Clackamas County officials are speaking up after protests in communities throughout the county and metro area have brought attention to police violence and the death of George Floyd.
Floyd's death at the hands of Minneapolis police 10 days ago has sparked mass demonstrations in cities across the United States. Portland has seen widespread protests the last several nights, and activists in Happy Valley, West Linn and Lake Oswego have taken to the streets to make their voices heard within their own communities.
On Thursday, May 28, — three days after Floyd's death — Clackamas County Sheriff Craig Roberts issued a joint statement with heads of several metro area law enforcement agencies including Multnomah County Sheriff Mike Reese, Washington County Sheriff Pat Garret and Portland Police Chief Jami Resch.
"We stand together as law enforcement professionals in the Portland metropolitan area to condemn the tactics and actions demonstrated in Minneapolis," the statement said. "It is our job to protect life and increase public safety within our communities. The incident in Minneapolis does not reflect our value of the sanctity of life or code of ethics we have sworn to uphold."
Roberts posted the statement to his personal Twitter account the following day, saying that his heart goes out to Floyd's family.
"Incidents like these dramatically erode our efforts to partner with the communities we serve, including communities of color," Roberts tweeted.
On Sunday, May 31, Lake Oswego activist group Respond to Racism held a vigil for George Floyd attended by a few dozen people. Demonstrators, including well-respected community leaders such as Willie Poinsette, stood on the corner of A Avenue and State Street Sunday evening holding signs in support of the Black Lives Matter movement and calling for justice in Floyd's murder.
The next day around 50 West Linn High School students held a similar demonstration at the 10th street on-ramp to I-205. Students have returned to protest each day since.
West Linn's own police department has been under intense scrutiny in recent months over the unlawful and racially-motivated arrest of a black man from Portland in 2017.
Thousands of people marched to Happy Valley City Hall on June 3, and other peaceful actions are taking place in Oregon City and Gladstone.
Clackamas County's Board of Commissioners on Thursday, June 4, held their first regular business meeting since Floyd's death and demonstrations began.
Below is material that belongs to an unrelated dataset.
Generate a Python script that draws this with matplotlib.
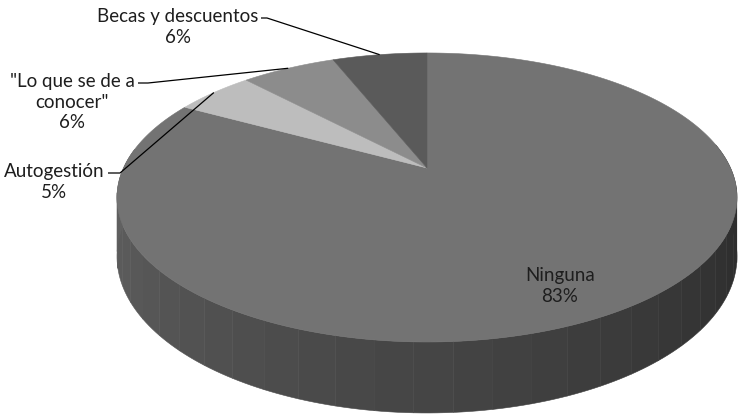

Commissioners took the first 20 minutes of their meeting to discuss the events transpiring within the county, around the metro area and across the country.
"African Americans and other minorities should never have to live in fear simply because of the color of their skin," said County Chair Jim Bernard. "Clackamas County has had its own issues with racial injustice in the past and recently. Demonstrations are starting to take place here in our county so that our residents' voices can be heard. I wholeheartedly support their freedom of speech and assembly."
Bernard went on to encourage those watching the meeting, which was streamed on Zoom, to read the open letter to the Portland metro community published by the Coalition of Communities of Color . He also thanked Roberts for signing onto the letter issued by metro area law enforcement agencies condemning Floyd's murder.
"We at the county need to work in partnership with law enforcement to eliminate racial injustice. That work starts within us all," Bernard said. "Each individual has to do the difficult work of examining their own biases, surfacing them and then deconstructing them."
Commissioner Ken Humberston echoed Bernard's comments, saying that he aims to work to make Clackamas County a welcoming place for all citizens.
Commissioner Sonya Fischer said that as a local government, Clackamas County is on the right path, but work remains to create a truly inclusive and diverse community that works on behalf of everyone, and that begins with dialogue.
"We as elected officials, what I really want to ask each and every one of you is to… dive in the uncomfortable conversations and now be afraid of what we hear so that we can best be equipped to be the leaders our community is demanding of us," she said. "We are facilitators. We are leaders, and we really need to listen, deeply."
Commissioner Paul Savas took the opportunity to point out that as the county's governing body, there are certain actions the board makes that force people of color out of their communities due to rising costs of living. He believes that the board has a responsibility to think about those people when they make decisions and act in their best interest.
"Government should always be a part of the solution," Savas said. "We should recognize that we need to either leave these communities alone or give them what they actually need, and not tell them what we think is best and impose that upon them because it creates economic hardship. That's what drives people out into the streets."
Commissioner Martha Schrader said she's been deep in her own thoughts about the chaos that's gripped the country for more than a week now, and it brought her to the teachings she's observed from the Benedictine brothers and sisters at the Mount Angel Abbey.
"It's very important that we listen intently with the ear of our heart," Schrader said. "It is now time for us to rise up from our sleep and work diligently, quietly and peacefully, in a very centered way, because we have to be the calm in the storm."